** Begin **
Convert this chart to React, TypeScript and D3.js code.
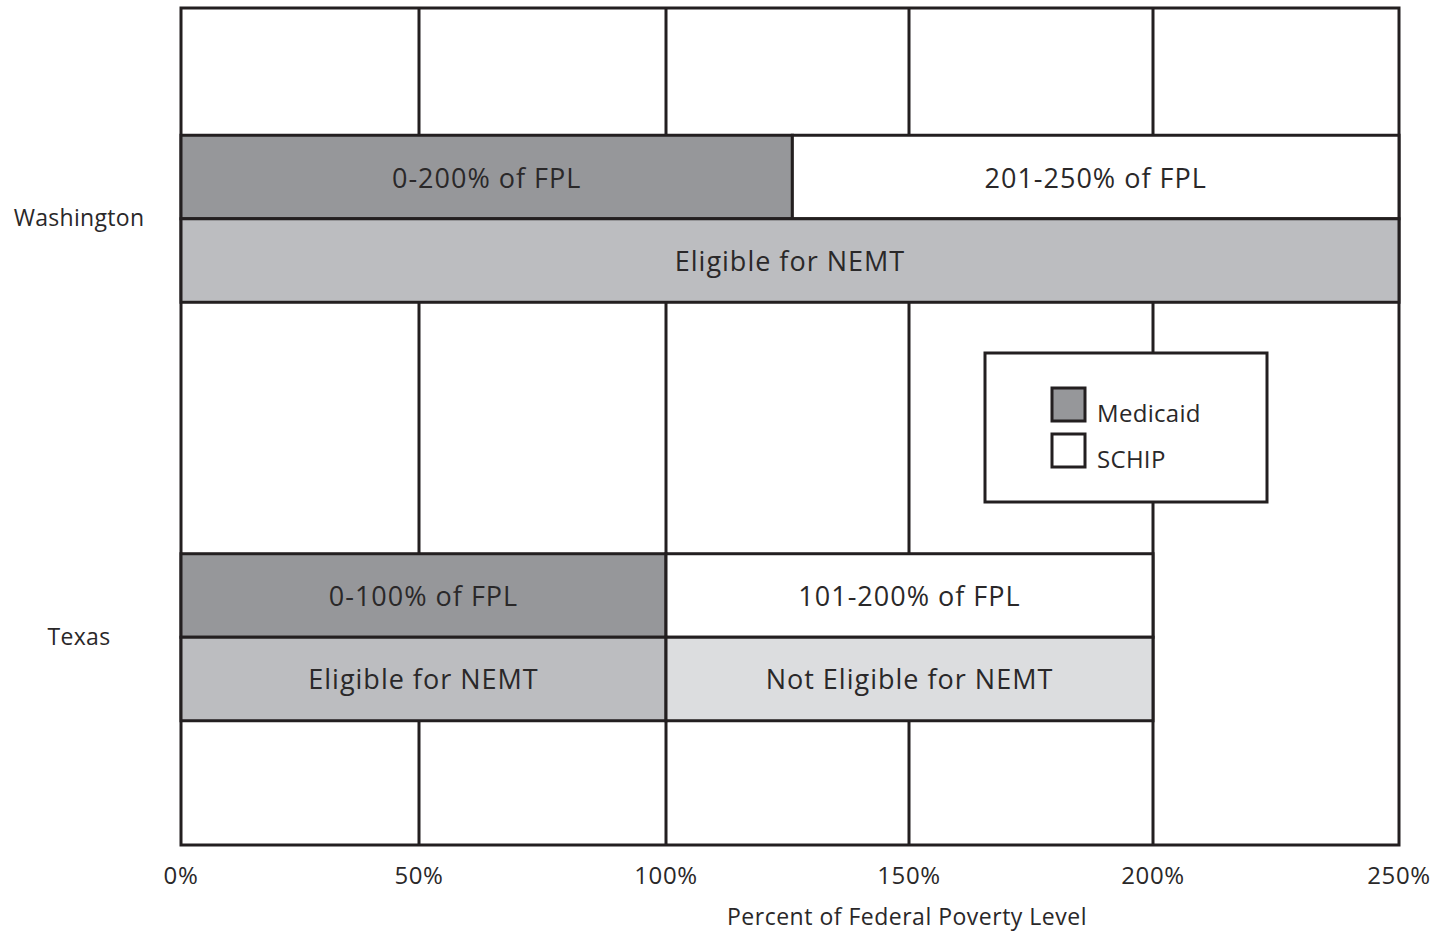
import React from "react";
import * as d3 from "d3";

// ---- Data ----
const states = ["Washington", "Texas"];
const programs = ["Medicaid", "SCHIP"];
const xTicks = [0, 50, 100, 150, 200, 250];

// Program coverage bars (positions on the drawn percent axis)
const programStart = { Washington: [0, 126], Texas: [0, 100] };
const programEnd = { Washington: [126, 250], Texas: [100, 200] };
const programLabels = {
  Washington: ["0-200% of FPL", "201-250% of FPL"],
  Texas: ["0-100% of FPL", "101-200% of FPL"],
};

// NEMT eligibility bars
const nemtStart = { Washington: [0], Texas: [0, 100] };
const nemtEnd = { Washington: [250], Texas: [100, 200] };
const nemtEligible = { Washington: [true], Texas: [true, false] };
const nemtLabels = {
  Washington: ["Eligible for NEMT"],
  Texas: ["Eligible for NEMT", "Not Eligible for NEMT"],
};

const xTitle = "Percent of Federal Poverty Level";

// ---- Styles ----
const INK = "#231f20";
const TEXT = "#2a2829";
const FONT = "'Open Sans', 'DejaVu Sans', sans-serif";
const programFill = { Medicaid: "#96979a", SCHIP: "#ffffff" };
const nemtFill = { true: "#bcbdc0", false: "#dcdddf" };

export default function App() {
  const W = 1439;
  const H = 932;
  const top = 8;
  const bottom = 845;

  // piecewise range follows the printed gridline spacing
  const x = d3
    .scaleLinear()
    .domain(xTicks)
    .range([181, 419, 666, 909, 1153, 1399]);
  const left = x(0);
  const right = x(250);

  const y = d3
    .scaleBand<string>()
    .domain(states)
    .range([top, bottom])
    .paddingInner(0.6033)
    .paddingOuter(0.3017);
  const sub = d3
    .scaleBand<string>()
    .domain(["program", "nemt"])
    .range([1, y.bandwidth() + 2]);

  const sw = 3;
  const barFont = 27;
  const barLs = 1.0;

  return (
    <svg
      width={W}
      height={H}
      style={{ position: "absolute", left: 0, top: 0, background: "#fff" }}
      fontFamily={FONT}
    >
      <rect x={0} y={0} width={W} height={H} fill="#fff" />
      {/* vertical gridlines */}
      {xTicks.slice(1, -1).map((t) => (
        <line
          key={"g" + t}
          x1={x(t)}
          x2={x(t)}
          y1={top}
          y2={bottom}
          stroke={INK}
          strokeWidth={sw}
        />
      ))}
      {/* frame */}
      <rect
        x={left}
        y={top}
        width={right - left}
        height={bottom - top}
        fill="none"
        stroke={INK}
        strokeWidth={sw}
      />

      {states.map((s) => {
        const y0 = y(s)!;
        const py = y0 + sub("program")!;
        const ny = y0 + sub("nemt")!;
        const h = sub.bandwidth();
        return (
          <g key={s}>
            {programStart[s].map((a: number, i: number) => {
              const b = programEnd[s][i];
              return (
                <g key={"p" + i}>
                  <rect
                    x={x(a)}
                    y={py}
                    width={x(b) - x(a)}
                    height={h}
                    fill={programFill[programs[i]]}
                    stroke={INK}
                    strokeWidth={sw}
                  />
                  <text
                    x={(x(a) + x(b)) / 2}
                    y={py + h / 2}
                    textAnchor="middle"
                    dominantBaseline="central"
                    fontSize={barFont}
                    letterSpacing={barLs}
                    fill={TEXT}
                  >
                    {programLabels[s][i]}
                  </text>
                </g>
              );
            })}
            {nemtStart[s].map((a: number, i: number) => {
              const b = nemtEnd[s][i];
              return (
                <g key={"n" + i}>
                  <rect
                    x={x(a)}
                    y={ny}
                    width={x(b) - x(a)}
                    height={h}
                    fill={nemtFill[String(nemtEligible[s][i])]}
                    stroke={INK}
                    strokeWidth={sw}
                  />
                  <text
                    x={(x(a) + x(b)) / 2}
                    y={ny + h / 2}
                    textAnchor="middle"
                    dominantBaseline="central"
                    fontSize={barFont}
                    letterSpacing={barLs}
                    fill={TEXT}
                  >
                    {nemtLabels[s][i]}
                  </text>
                </g>
              );
            })}
            <text
              x={79}
              y={y0 + y.bandwidth() / 2}
              textAnchor="middle"
              dominantBaseline="central"
              fontSize={23}
              letterSpacing={0.3}
              fill={TEXT}
            >
              {s}
            </text>
          </g>
        );
      })}

      {/* x tick labels */}
      {xTicks.map((t) => (
        <text
          key={"t" + t}
          x={x(t)}
          y={884}
          textAnchor="middle"
          fontSize={24}
          letterSpacing={0.6}
          fill={TEXT}
        >
          {t + "%"}
        </text>
      ))}
      <text
        x={907}
        y={925}
        textAnchor="middle"
        fontSize={23}
        letterSpacing={0.5}
        fill={TEXT}
      >
        {xTitle}
      </text>

      {/* legend */}
      <g>
        <rect
          x={985}
          y={353}
          width={282}
          height={149}
          fill="#fff"
          stroke={INK}
          strokeWidth={sw}
        />
        {programs.map((p, i) => (
          <g key={p} transform={`translate(1052, ${388 + i * 46})`}>
            <rect
              x={0}
              y={0}
              width={33}
              height={33}
              fill={programFill[p]}
              stroke={INK}
              strokeWidth={sw}
            />
            <text x={45} y={34} fontSize={24} letterSpacing={0.3} fill={TEXT}>
              {p}
            </text>
          </g>
        ))}
      </g>
    </svg>
  );
}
** End **
• _Given exercise_
Tally up the lines holding the string "React" in this listing, and report the total alone.

• _Task solution_
2